A quick tap into Google and you will see what they mean. From the notorious allegations of Cheryl's racist behaviour in a toilet (she was eventually found guilty of attacking the attendant, but not of a racially-aggravated assault) to constant claims that one of the girls is about to run off to a solo career and reports that they were asked to ditch their boyfriends by their record company for the sake of the band, the manufactured starlets are ultimate gossip fuel.
Yet these are girls-next-door-made-good were created by the media hype they now despise.

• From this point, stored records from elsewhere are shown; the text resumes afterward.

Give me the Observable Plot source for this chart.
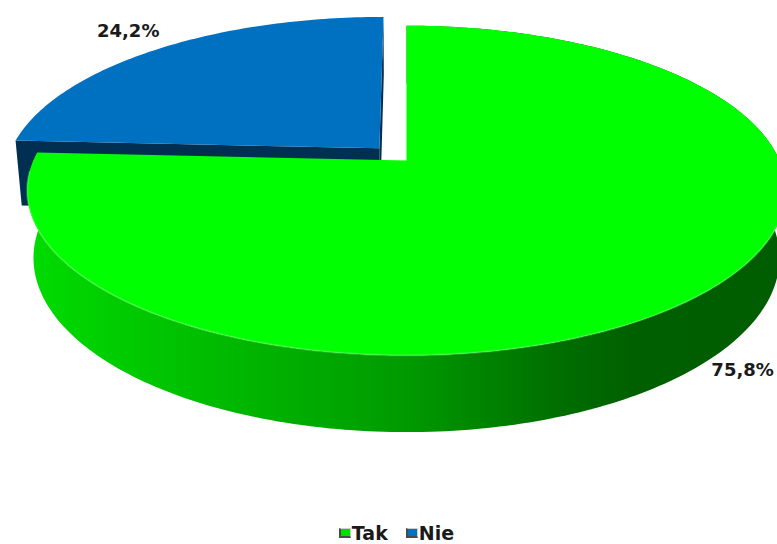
<!DOCTYPE html>
<html>
<head>
<meta charset="utf-8">
<script src="https://cdn.jsdelivr.net/npm/d3@7"></script>
<script src="https://cdn.jsdelivr.net/npm/@observablehq/plot@0.6"></script>
<style>
  html, body { margin: 0; padding: 0; background: #fff; overflow: hidden; }
  #chart svg { display: block; }
  .legend {
    display: flex; justify-content: center; align-items: flex-start;
    height: 22px; line-height: 22px; padding-left: 16px;
    font: bold 19px "DejaVu Sans", sans-serif; color: #1a1a1a;
  }
  .legend .item { display: flex; align-items: flex-start; margin: 0 9px; }
  .legend .sw {
    display: inline-block; box-sizing: border-box; width: 12px; height: 10px;
    margin: 6px 1px 0 0;
    border-left: 2px solid #4a4a4a; border-bottom: 2px solid #4a4a4a;
    border-top: 1px solid #d0d0d0; border-right: 1px solid #d0d0d0;
  }
</style>
</head>
<body>
<div id="chart"></div>
<script>
// Survey answers and their shares (percent)
const categories = ["Tak", "Nie"];
const shares = [75.8, 24.2];
const valueLabels = ["75,8%", "24,2%"];

// Palette per answer
const topColors = ["#00ff00", "#0070c0"];
const sideColors = ["url(#tak-side)", "#002f52"];
const swatchColors = ["#00e000", "#0070c0"];

// Layout of the 3D disc
const W = 777, H = 522;
const cx = 406, cy = 160;           // pixel position of the disc centre
const Kx = 373, Ky = 380;           // pixels per disc radius
const tilt = 24.8 * Math.PI / 180;  // viewing elevation
const D = 4.99;                     // camera distance (in radii)
const depth = 0.195;                // disc thickness (in radii)
const explode = [0, 0.107];         // slice pull-out (in radii)
const labelNudge = [[40, 77], [-30, -18]]; // label offset from rim, px

const sA = Math.sin(tilt), cA = Math.cos(tilt);
// u: right, v: toward the viewer, z: up; returns plot units (y up)
function project(u, v, z) {
  const d = D - (v * cA + z * sA);
  return {x: u * D / d, y: (-v * sA + z * cA) * D / d};
}
const rad = (deg) => deg * Math.PI / 180;
// angle measured clockwise from 12 o'clock
function rimPoint(deg, r, z, off) {
  const a = rad(deg);
  return project(Math.sin(a) * r + off.u, -Math.cos(a) * r + off.v, z);
}
function arc(a0, a1, r, z, off) {
  const n = Math.max(2, Math.ceil(Math.abs(a1 - a0)));
  return d3.range(n + 1).map((i) => rimPoint(a0 + (a1 - a0) * i / n, r, z, off));
}

const total = d3.sum(shares);
let acc = 0;
const slices = categories.map((name, i) => {
  const a0 = acc / total * 360;
  acc += shares[i];
  const a1 = acc / total * 360;
  const mid = (a0 + a1) / 2;
  const off = {u: Math.sin(rad(mid)) * explode[i], v: -Math.cos(rad(mid)) * explode[i]};
  return {name, i, a0, a1, mid, off};
});

const faces = slices.map((s) => {
  const c0 = project(s.off.u, s.off.v, 0);
  const c1 = project(s.off.u, s.off.v, -depth);
  // flat walls along the two cut edges
  const radial = (deg) => [c0, rimPoint(deg, 1, 0, s.off), rimPoint(deg, 1, -depth, s.off), c1];
  // curved outer wall
  const wall = arc(s.a0, s.a1, 1, 0, s.off).concat(arc(s.a1, s.a0, 1, -depth, s.off));
  const top = [c0].concat(arc(s.a0, s.a1, 1, 0, s.off));
  return {s, radial0: radial(s.a0), radial1: radial(s.a1), wall, top};
});

const tak = faces[0], nie = faces[1];
const face = (pts, fill) => Plot.line(pts, {x: "x", y: "y", fill, stroke: "none", curve: "linear-closed"});

const labelData = slices.map((s) => {
  const p = rimPoint(s.mid, 1, 0, s.off);
  return {x: p.x + labelNudge[s.i][0] / Kx, y: p.y - labelNudge[s.i][1] / Ky, text: valueLabels[s.i]};
});

const rimHighlight = arc(100, 266, 1, 0, slices[0].off);

const gradient = () => {
  const defs = d3.create("svg:defs");
  const g = defs.append("linearGradient").attr("id", "tak-side")
    .attr("x1", 0).attr("x2", 1).attr("y1", 0).attr("y2", 0);
  [[0, "#00dc00"], [0.3, "#00b400"], [0.5, "#009a00"], [0.7, "#006e00"], [0.8, "#006000"], [1, "#005c00"]]
    .forEach(([o, c]) => g.append("stop").attr("offset", o).attr("stop-color", c));
  return defs.node();
};

const chart = Plot.plot({
  width: W,
  height: H,
  margin: 0,
  x: {domain: [-cx / Kx, (W - cx) / Kx], axis: null},
  y: {domain: [-(H - cy) / Ky, cy / Ky], axis: null},
  marks: [
    gradient,
    // pulled-out slice
    face(nie.radial1, sideColors[1]),
    face(nie.radial0, sideColors[1]),
    face(nie.top, topColors[1]),
    // main slice
    face(tak.wall, sideColors[0]),
    face(tak.top, topColors[0]),
    Plot.line(rimHighlight, {x: "x", y: "y", stroke: "#8cff8c", strokeWidth: 2, strokeOpacity: 0.3}),
    Plot.text(labelData, {x: "x", y: "y", text: "text", fontSize: 18, fontWeight: "bold",
      fontFamily: "DejaVu Sans", fill: "#1a1a1a"})
  ]
});
document.getElementById("chart").appendChild(chart);

const legend = d3.select("body").append("div").attr("class", "legend");
categories.forEach((name, i) => {
  const item = legend.append("div").attr("class", "item");
  item.append("span").attr("class", "sw").style("background", swatchColors[i]);
  item.append("span").text(name);
});
</script>
</body>
</html>
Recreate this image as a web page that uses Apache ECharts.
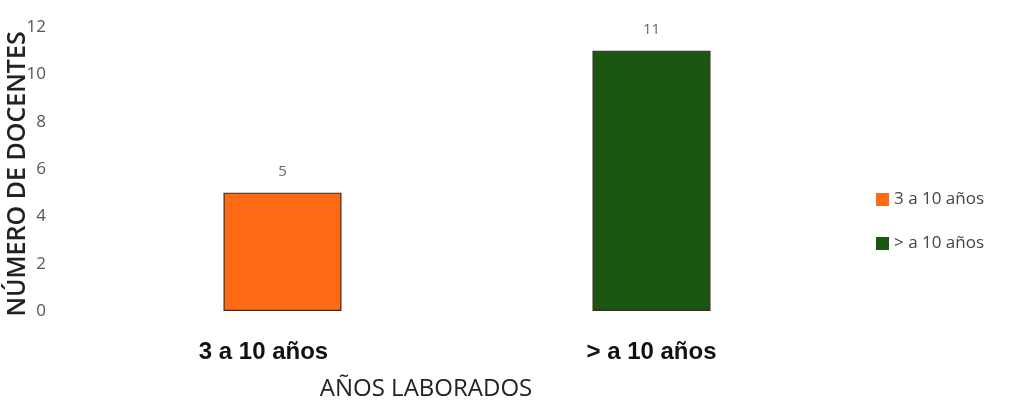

In December 2002 ordinary lasses Nadine Coyle, Cheryl Tweedy, Kimberley Walsh, Sarah Harding and Nicola Roberts were chosen from among 20,000 other hopefuls (including Eurovision's Javine) for TV show Popstars: The Rivals.
The boy band manufactured at the same time, One True Voice, disappeared within a matter of weeks. But Girls Aloud have now been around for nearly three years - an extraordinary longevity for reality TV popstars putting them in the Will Young league. Nevertheless, they still have the media to thank for being plucked from nowhere, selling millions of records and having their faces plastered on posters firmly affixed to teen walls.
A case of biting the hand that feeds, perchance?